Белых: Бизнес проявляет какую-то непонятную с моей точки зрения инертность. В Советском Союзе координацией деятельности по подбору кадров для учреждений народного хозяйства занималось министерство юстиции. К большому сожалению, сейчас нет организации, которая координировала бы подготовку юристов для коммерческих предприятий. Объединения работодателей, такие как Торгово-промышленная палата, Российский союз промышленников и предпринимателей, не проявляют инициативы по поводу целевой подготовки студентов-юристов. Конечно, мы пытаемся сами налаживать сотрудничество: в свое время были заключены контракты с Магнитогорским металлургическим комбинатом, УГМК, НТМК. Но еще одна проблема: самим предприятиям нужно систематически заниматься этой работой, подбирать будущих абитуриентов, постоянно быть в контакте с вузом.
РГ: А почему руководители предприятий, по вашему мнению, этой работой пренебрегают?
Белых: Одна из причин заключается в том, что кадровые службы, занимаясь подбором юристов, часто руководствуются принципом "свой-чужой". К тому же предприятия если и взаимодействуют с вузами, то в основном с профильными: техническими, строительными, экономическими. Им нужны один-два юриста, и все. Найти их, как правило, труда не составляет. Правда, вопрос о квалификации специалиста в этом случае остается открытым.

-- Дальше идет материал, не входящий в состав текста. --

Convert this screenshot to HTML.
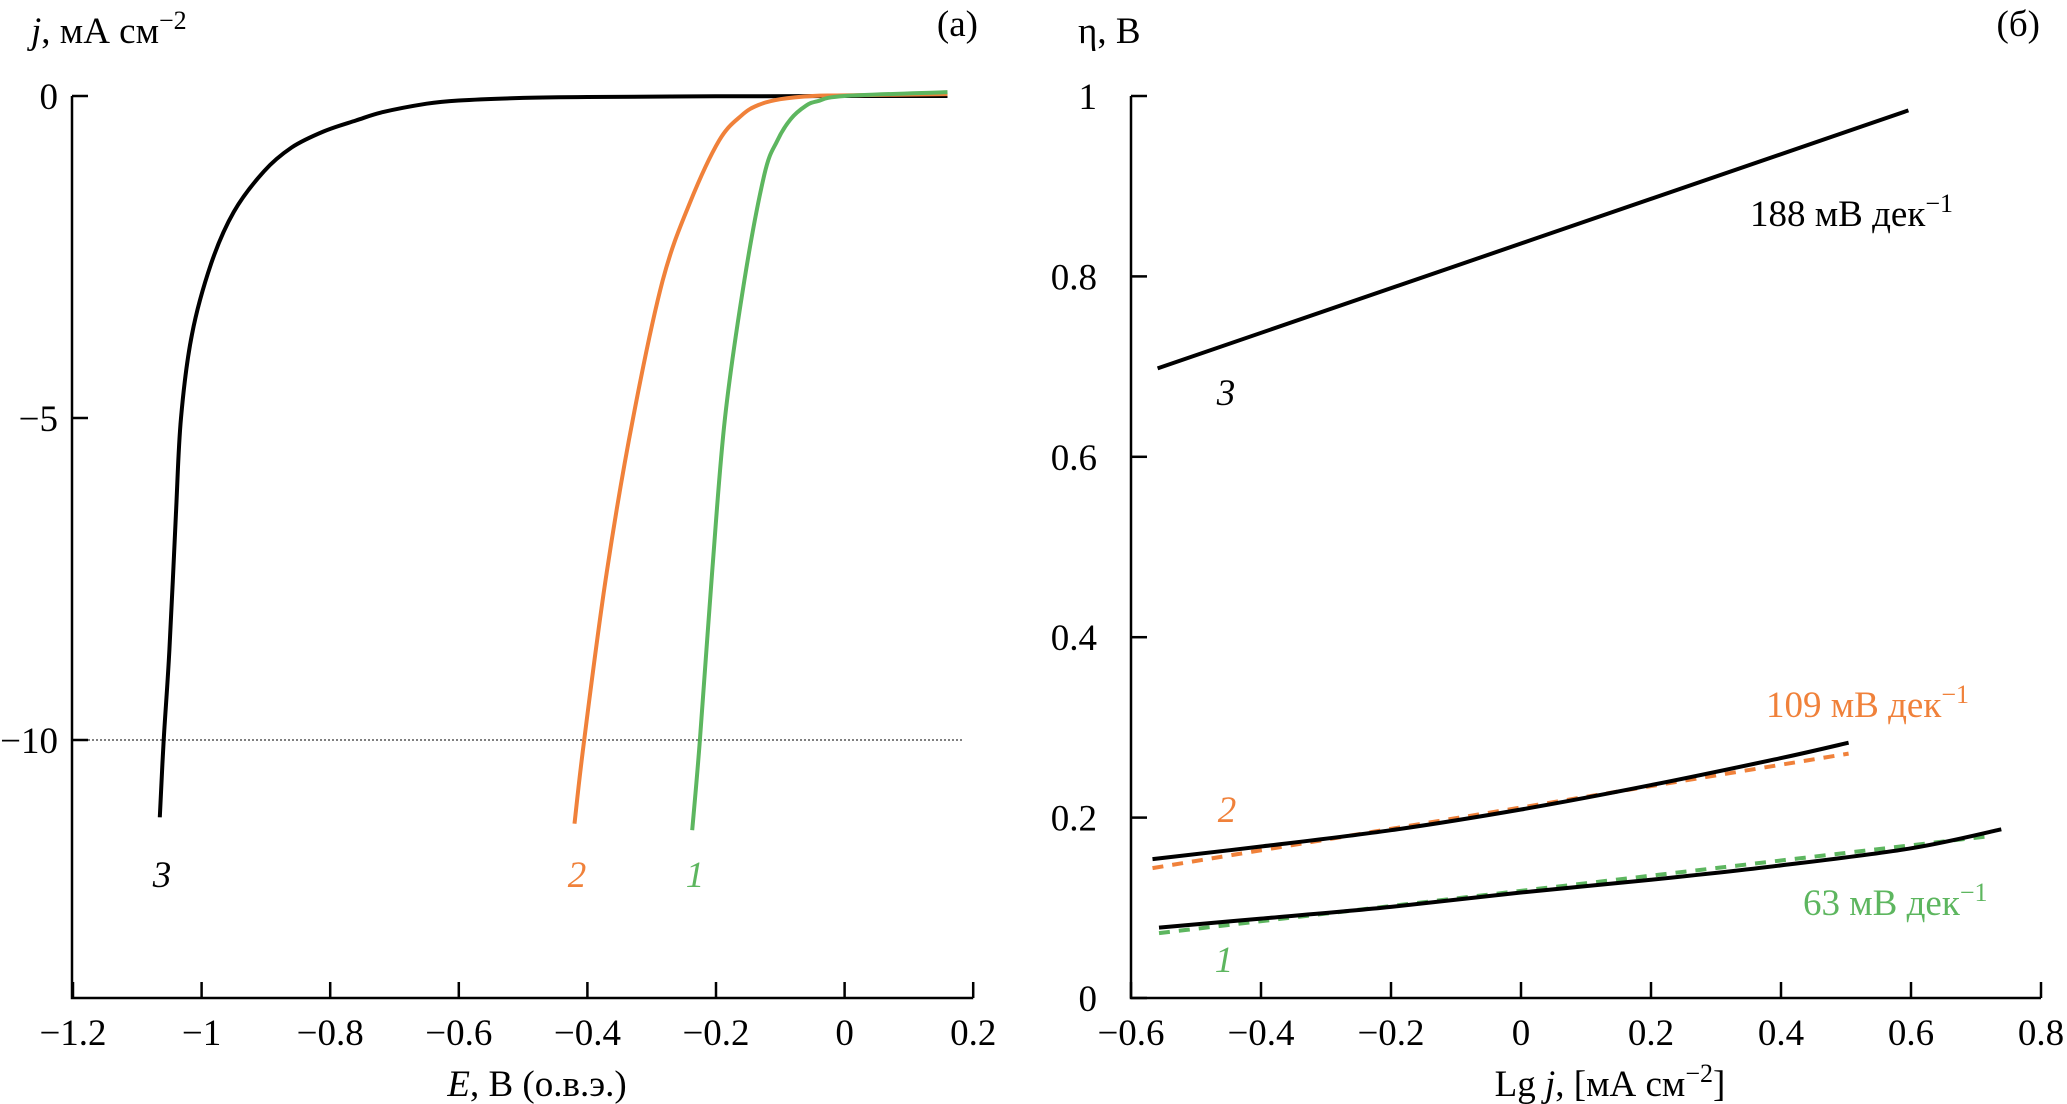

РГ: Выходит, уже со студенческой скамьи юристов для бизнеса готовят отдельно от тех, кто будет работать в госорганах? А стоит ли усугублять уже и без того существующее противоречие между госслужащими и теми, кто их содержит, платя налоги?
Белых: Я все больше склоняюсь к тому, что нам не стоило бы делить студентов на такие узкие специализации, которые существуют сегодня. Я имею в виду подразделения академии: институты юстиции, прокуратуры, права и предпринимательства. Возможно, стоит готовить юристов, которые в равной степени сведущи во всех сферах права, как это делается в других вузах, например в МГУ или в СПбГУ. Уже по окончании университета ребята определятся, куда им идти работать. В Европе и США картина примерно та же: все юристы обучаются по единой программе, а если кто-то хочет получить углубленные знания по отдельным дисциплинам - пожалуйста. Заключается соответствующий договор. В Великобритании, например, дополнительно три года можно изучать только налоговое право или только законодательство об интеллектуальной собственности.
РГ: Вы считаете такую систему более эффективной?
Белых: Да. Понимаете, у нас сегодня учебные программы институтов часто дублируют друг друга. Например, институт юстиции готовит судей. Но институт права и предпринимательства тоже готовит судей. Они, как и мы, готовят адвокатов. Это совершенно ни к чему. Я за то, чтобы не устраивать внутреннюю нездоровую конкуренцию, которая сегодня, увы, существует.